L’affaire Google s’approche de l’épilogue. Alléguant un hackage grave depuis la Chine, Google enjoignait le 12/01 le Parti communiste chinois de renoncer à censurer son réseau Google.cn, faute de quoi il quitterait la Chine. Il remettait ainsi en cause un des principes fondateurs du régime.
Or la presse croit savoir (19/03) que Google jette l’éponge. L’annonce du groupe de Mountain View serait pour le 22/03, la fermeture pour le 10/04, 10 jours après la date limite pour renouveler la licence.
Durant ces 9 semaines, les deux parties ont maintenu l’écran de fumée. Chez Google, Serguei Vrin et Eric Schmidt répétaient avec optimisme dégressif leur détermination à travailler librement, ou à partir. Pékin tantôt niait la tenue de palabres, tantôt avertissait que le groupe «n’aurait à s’en prendre qu’à lui-même, ayant trahi des promesses solennelles » de se conformer à la loi chinoise.
Et pourtant, selon toutes apparences, les deux parties ont sérieusement oeuvré pour trouver le compromis gagnant/ gagnant. Le 15/03, les internautes croyaient détecter sur Google.cn un allègement du filtre, permettant d’accéder à des données pour des mots clés hier interdits, tels « Tian An Men » ou « Beijing Spring ». Tout se passait comme si l’on était en train de retoucher les modalités de la censure, à défaut de toucher à son principe de manière à renoncer à des secrets « de Polichinelle », (telle la phase du printemps de Pékin’89), entièrement ignorés de la jeunesse. Tout en concentrant l’effort de silence sur les échecs des temps modernes -«hukou», santé, corruption, pollution, et sur les cadres du Parti.
Mais, sous réserve d’inventaire, c’est la tendance dure, qui l’a emportée. Et Google prouve dans les faits que ses principes (inspirés par Vrin, ancien dissident soviétique) comptent plus que les affaires.

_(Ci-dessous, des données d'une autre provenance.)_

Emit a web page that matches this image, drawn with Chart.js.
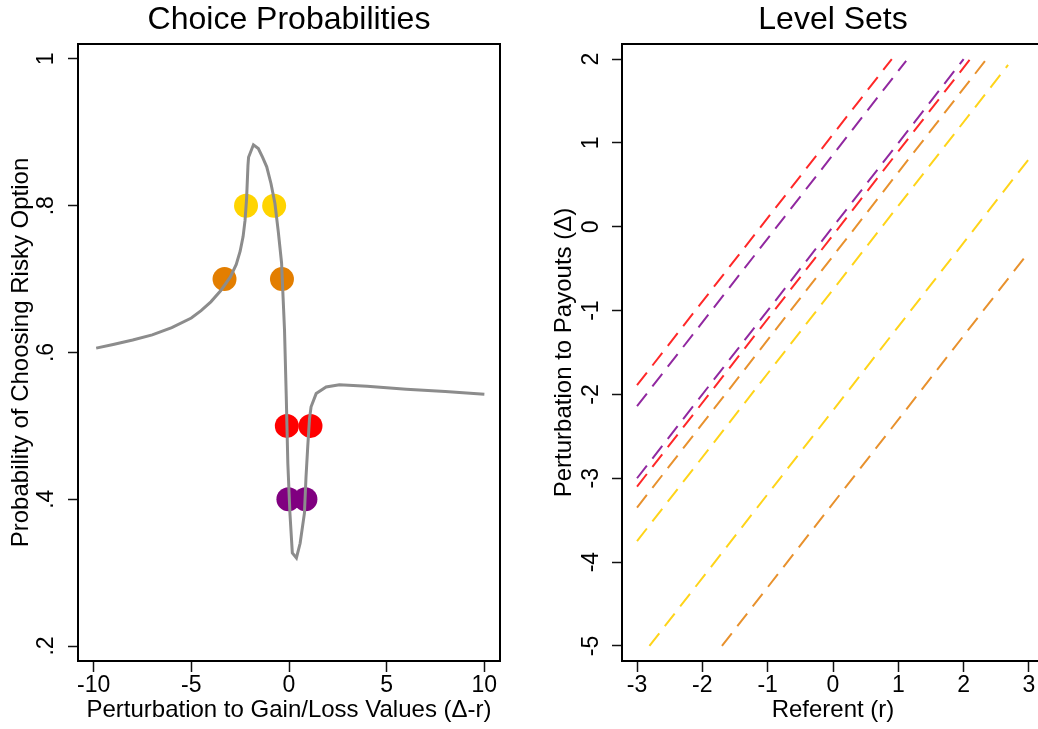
<!DOCTYPE html>
<html>
<head>
<meta charset="utf-8">
<script src="https://cdn.jsdelivr.net/npm/chart.js@4.4.1/dist/chart.umd.min.js"></script>
<style>
  html, body { margin: 0; padding: 0; background: #fff; overflow: hidden; width: 1038px; height: 729px; }
  canvas { position: absolute; top: 0; }
  #left { left: 0; }
  #right { left: 520px; }
</style>
</head>
<body>
<canvas id="left" width="520" height="729"></canvas>
<canvas id="right" width="540" height="729"></canvas>
<script>
// ---------- Left panel: Choice Probabilities ----------
const leftTitle = 'Choice Probabilities';
const leftXTitle = 'Perturbation to Gain/Loss Values (\u0394-r)';
const leftYTitle = 'Probability of Choosing Risky Option';
const leftXTicks = [-10, -5, 0, 5, 10];
const leftXTickLabels = ['-10', '-5', '0', '5', '10'];
const leftYTicks = [0.2, 0.4, 0.6, 0.8, 1.0];
const leftYTickLabels = ['.2', '.4', '.6', '.8', '1'];

const curveX = [-9.87, -9, -8, -7, -6, -5, -4.5, -4, -3.5, -3, -2.7, -2.5, -2.35, -2.25, -2.17, -2.1, -2.07, -1.82, -1.57, -1.35, -1.14, -0.92, -0.72, -0.55, -0.38, -0.23, -0.14, -0.06, 0.05, 0.17, 0.38, 0.57, 0.79, 0.87, 0.96, 1.05, 1.13, 1.39, 1.9, 2.58, 4, 6, 8, 10];
const curveY = [0.606, 0.611, 0.617, 0.624, 0.634, 0.647, 0.657, 0.669, 0.684, 0.703, 0.720, 0.738, 0.758, 0.780, 0.810, 0.855, 0.866, 0.883, 0.878, 0.866, 0.853, 0.830, 0.803, 0.765, 0.722, 0.631, 0.540, 0.449, 0.380, 0.327, 0.320, 0.340, 0.381, 0.430, 0.472, 0.510, 0.526, 0.544, 0.553, 0.556, 0.554, 0.550, 0.547, 0.543];

const yellowX = [-2.2, -0.76];
const yellowY = [0.8, 0.8];
const orangeX = [-3.3, -0.36];
const orangeY = [0.7, 0.7];
const redX = [-0.11, 1.1];
const redY = [0.5, 0.5];
const purpleX = [-0.03, 0.84];
const purpleY = [0.4, 0.4];

// ---------- Right panel: Level Sets ----------
const rightTitle = 'Level Sets';
const rightXTitle = 'Referent (r)';
const rightYTitle = 'Perturbation to Payouts (\u0394)';
const rightXTicks = [-3, -2, -1, 0, 1, 2, 3];
const rightXTickLabels = ['-3', '-2', '-1', '0', '1', '2', '3'];
const rightYTicks = [-5, -4, -3, -2, -1, 0, 1, 2];
const rightYTickLabels = ['-5', '-4', '-3', '-2', '-1', '0', '1', '2'];

const levelColorNames = ['red', 'purple', 'purple', 'red', 'orange', 'yellow', 'yellow', 'orange'];
const levelStartX = [-3, -3, -3, -3, -3, -3, -2.81, -1.70];
const levelStartY = [-1.89, -2.14, -3.0, -3.1, -3.35, -3.75, -5, -5];
const levelEndX = [0.9, 1.12, 2.0, 2.1, 2.35, 2.68, 3, 3];
const levelEndY = [2.0, 1.98, 2.0, 2.0, 2.0, 1.93, 0.81, -0.30];

// ---------- styling ----------
const FONT = '"Liberation Sans", Arial, Helvetica, sans-serif';
const dotColors = { yellow: '#FFD400', orange: '#E37E00', red: '#FF0000', purple: '#800080' };
const lineColors = { red: 'rgb(255,40,40)', purple: 'rgb(145,40,160)', orange: 'rgb(232,145,45)', yellow: 'rgb(255,212,25)' };

const framePlugin = {
  id: 'frame',
  afterDraw(chart, args, opts) {
    const { ctx, chartArea: a } = chart;
    ctx.save();
    ctx.strokeStyle = '#000';
    ctx.lineWidth = 2;
    ctx.strokeRect(a.left, a.top, a.right - a.left, a.bottom - a.top);
    ctx.fillStyle = '#000';
    ctx.font = '32px ' + FONT;
    ctx.textAlign = 'center';
    ctx.textBaseline = 'alphabetic';
    ctx.fillText(opts.text, (a.left + a.right) / 2, 29);
    ctx.restore();
  }
};

function pts(xs, ys) { return xs.map((x, i) => ({ x: x, y: ys[i] })); }
function lookup(vals, labels) { return (v) => { const i = vals.findIndex(t => Math.abs(t - v) < 1e-9); return i >= 0 ? labels[i] : ''; }; }

function axisX(min, max, ticks, labels, title, height) {
  return {
    type: 'linear', min: min, max: max,
    afterBuildTicks: (s) => { s.ticks = ticks.map(v => ({ value: v })); },
    afterFit: (s) => { s.height = height; },
    border: { display: false },
    grid: { drawOnChartArea: false, drawTicks: true, tickLength: 11, tickColor: '#111', tickWidth: 1.5 },
    ticks: { autoSkip: false, maxRotation: 0, minRotation: 0, padding: 0, color: '#000',
             font: { family: FONT, size: 23, lineHeight: 1.2 }, callback: lookup(ticks, labels) },
    title: { display: true, text: title, color: '#000', padding: { top: 0, bottom: 4 },
             font: { family: FONT, size: 24, lineHeight: 1.2 } }
  };
}
function axisY(min, max, ticks, labels, title, width, pad, titlePad) {
  return {
    type: 'linear', min: min, max: max,
    afterBuildTicks: (s) => { s.ticks = ticks.map(v => ({ value: v })); },
    afterFit: (s) => { s.width = width; },
    border: { display: false },
    grid: { drawOnChartArea: false, drawTicks: true, tickLength: 10, tickColor: '#111', tickWidth: 1.5 },
    ticks: { autoSkip: false, minRotation: 90, maxRotation: 90, crossAlign: 'center', padding: pad, color: '#000',
             font: { family: FONT, size: 23, lineHeight: 1.2 }, callback: lookup(ticks, labels) },
    title: { display: true, text: title, color: '#000', padding: { top: titlePad, bottom: 0 },
             font: { family: FONT, size: 24, lineHeight: 1.2 } }
  };
}

const common = {
  responsive: false, animation: false, devicePixelRatio: 1,
  plugins: { legend: { display: false }, tooltip: { enabled: false } }
};

// Left chart
const leftDatasets = [
  { data: pts(curveX, curveY), showLine: true, borderColor: '#8c8c8c', borderWidth: 3, pointRadius: 0, tension: 0, fill: false }
];
[['yellow', yellowX, yellowY], ['orange', orangeX, orangeY], ['red', redX, redY], ['purple', purpleX, purpleY]].forEach(([c, xs, ys]) => {
  leftDatasets.push({ data: pts(xs, ys), showLine: false, pointRadius: 12, pointHoverRadius: 12,
                      backgroundColor: dotColors[c], borderWidth: 0, pointBorderWidth: 0 });
});

new Chart(document.getElementById('left'), {
  type: 'scatter',
  data: { datasets: leftDatasets },
  options: Object.assign({}, common, {
    layout: { padding: { top: 44, right: 20, left: 0, bottom: 0 } },
    plugins: Object.assign({}, common.plugins, { frame: { text: leftTitle } }),
    scales: {
      x: axisX(-10.8, 10.8, leftXTicks, leftXTickLabels, leftXTitle, 68),
      y: axisY(0.1796, 1.0204, leftYTicks, leftYTickLabels, leftYTitle, 78, 12, 6.6)
    }
  }),
  plugins: [framePlugin]
});

// Right chart
const rightDatasets = levelColorNames.map((c, i) => ({
  data: [{ x: levelStartX[i], y: levelStartY[i] }, { x: levelEndX[i], y: levelEndY[i] }],
  showLine: true, borderColor: lineColors[c], borderWidth: 2, borderDash: [16, 9],
  pointRadius: 0, tension: 0, fill: false
}));

new Chart(document.getElementById('right'), {
  type: 'scatter',
  data: { datasets: rightDatasets },
  options: Object.assign({}, common, {
    layout: { padding: { top: 44, right: 16, left: 0, bottom: 0 } },
    plugins: Object.assign({}, common.plugins, { frame: { text: rightTitle } }),
    scales: {
      x: axisX(-3.23, 3.23, rightXTicks, rightXTickLabels, rightXTitle, 68),
      y: axisY(-5.18, 2.18, rightYTicks, rightYTickLabels, rightYTitle, 102, 10, 29.6)
    }
  }),
  plugins: [framePlugin]
});
</script>
</body>
</html>
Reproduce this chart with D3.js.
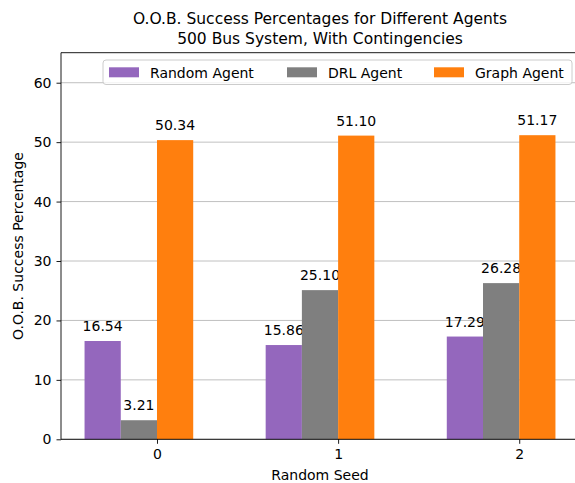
<!DOCTYPE html>
<html>
<head>
<meta charset="utf-8">
<script src="https://cdnjs.cloudflare.com/ajax/libs/d3/7.8.5/d3.min.js"></script>
<style>
  body { margin: 0; background: #fff; }
  text { font-family: "DejaVu Sans", sans-serif; }
</style>
</head>
<body>
<svg width="575" height="483"></svg>
<script>
// data
var seeds = ["0", "1", "2"];
var agents = ["Random Agent", "DRL Agent", "Graph Agent"];
var colors = ["#9467bd", "#7f7f7f", "#ff7f0e"];
var randomVals = [16.54, 15.86, 17.29];
var drlVals = [3.21, 25.10, 26.28];
var graphVals = [50.34, 51.10, 51.17];
var yTicks = [0, 10, 20, 30, 40, 50, 60];

var series = [randomVals, drlVals, graphVals];

var svg = d3.select("svg");
var fs = 14;

// axes box (right edge falls outside the window like in the original)
var axLeft = 61, axRight = 579, axTop = 52.7, axBottom = 439.3;

var xScale = d3.scaleLinear()
    .domain([-0.53, 2.33])
    .range([axLeft, axRight]);

var yScale = d3.scaleLinear()
    .domain([0, 65.05])
    .range([axBottom, axTop]);

var barW = 0.2;

// grid lines
svg.append("g")
    .selectAll("line")
    .data(yTicks)
    .enter().append("line")
    .attr("x1", axLeft).attr("x2", axRight)
    .attr("y1", function(d) { return yScale(d); })
    .attr("y2", function(d) { return yScale(d); })
    .attr("stroke", "#b0b0b0")
    .attr("stroke-width", 0.8);

// bars
series.forEach(function(vals, si) {
    svg.append("g")
        .selectAll("rect")
        .data(vals)
        .enter().append("rect")
        .attr("x", function(d, i) { return xScale(i + (si - 2) * barW); })
        .attr("width", xScale(barW) - xScale(0))
        .attr("y", function(d) { return yScale(d); })
        .attr("height", function(d) { return yScale(0) - yScale(d); })
        .attr("fill", colors[si]);

    svg.append("g")
        .selectAll("text")
        .data(vals)
        .enter().append("text")
        .attr("x", function(d, i) { return xScale(i + (si - 1.5) * barW); })
        .attr("y", function(d) { return yScale(d) - 10; })
        .attr("text-anchor", "middle")
        .attr("font-size", fs)
        .text(function(d) { return d.toFixed(2); });
});

// axes
var xAxis = d3.axisBottom(xScale)
    .tickValues([0, 1, 2])
    .tickFormat(function(d) { return seeds[d]; })
    .tickSize(4.5).tickPadding(5);

var yAxis = d3.axisLeft(yScale)
    .tickValues(yTicks)
    .tickSize(4.5).tickPadding(5);

var gx = svg.append("g")
    .attr("transform", "translate(0," + axBottom + ")")
    .call(xAxis);
var gy = svg.append("g")
    .attr("transform", "translate(" + axLeft + ",0)")
    .call(yAxis);

[gx, gy].forEach(function(g) {
    g.select(".domain").remove();
    g.selectAll("text").attr("font-size", fs).attr("fill", "#000")
        .style("font-family", "DejaVu Sans");
    g.selectAll("line").attr("stroke", "#000").attr("stroke-width", 0.9);
});

// spines
svg.append("line").attr("x1", axLeft).attr("x2", axLeft).attr("y1", axTop).attr("y2", axBottom)
    .attr("stroke", "#000").attr("stroke-width", 0.9);
svg.append("line").attr("x1", axLeft).attr("x2", axRight).attr("y1", axBottom).attr("y2", axBottom)
    .attr("stroke", "#000").attr("stroke-width", 0.9);
svg.append("line").attr("x1", axLeft).attr("x2", axRight).attr("y1", axTop).attr("y2", axTop)
    .attr("stroke", "#000").attr("stroke-width", 0.9);

// title
var cx = (axLeft + axRight) / 2;
svg.append("text")
    .attr("x", cx).attr("y", 24)
    .attr("text-anchor", "middle")
    .attr("font-size", 15.5)
    .text("O.O.B. Success Percentages for Different Agents");
svg.append("text")
    .attr("x", cx).attr("y", 44)
    .attr("text-anchor", "middle")
    .attr("font-size", 15.5)
    .text("500 Bus System, With Contingencies");

// axis labels
svg.append("text")
    .attr("x", cx).attr("y", 480)
    .attr("text-anchor", "middle")
    .attr("font-size", fs)
    .text("Random Seed");
svg.append("text")
    .attr("transform", "translate(23," + ((axTop + axBottom) / 2) + ") rotate(-90)")
    .attr("text-anchor", "middle")
    .attr("font-size", fs)
    .text("O.O.B. Success Percentage");

// legend
var legend = svg.append("g");
legend.append("rect")
    .attr("x", 103).attr("y", 60)
    .attr("width", 469).attr("height", 24.5)
    .attr("rx", 3)
    .attr("fill", "#fff").attr("fill-opacity", 0.8)
    .attr("stroke", "#cccccc").attr("stroke-width", 1);

var legendX = [109, 287, 434];
agents.forEach(function(name, i) {
    legend.append("rect")
        .attr("x", legendX[i]).attr("y", 67.3)
        .attr("width", 30).attr("height", 10)
        .attr("fill", colors[i]);
    legend.append("text")
        .attr("x", legendX[i] + 41).attr("y", 77.5)
        .attr("font-size", fs)
        .text(name);
});
</script>
</body>
</html>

La suite se devine. Les ex-rivaux de Google (Baidu, Tencent, Microsoft), se positionnent pour récupérer les 36% de Google, de parts de marché de la recherche en ligne. Google devrait tenter de préserver sa relation avec China Mobile (son système d’exploitation Android, pour téléphones 3G), son labo de R&D. Ses ennemis lui prédisent de n’être jamais «pardonné» par Pékin, et que son départ est irrévocable. Le fait est que des deux côtés, la «casse» est importante. Google perd d’ici 2013 un marché potentiel de 830M d’utilisateurs. Devant faire son deuil d’outils d’avenir tels Chrome ou business-Google, l’internet chinois risque de devoir croître comme toile de seconde zone—à moins que ses internautes optent de plus en plus pour l’équipement en proxy, pour surfer « en exil » hors du pays.
NB: Indice du besoin de la Chine en soutien technologique étranger, depuis 2008 apparaît le chancre d’une censure commerciale privée, tel Mr Unknown qui nettoie sur demande, les sites des données qui dérangent. Le hackage coûte 2 à 4000¥ l’action. La loi est absente, la justice expéditive et à portée de qui peut payer. Cette dérive croît, sans que le système puisse s’en défendre. En terme de technologie, seul l’étranger peut l’assister.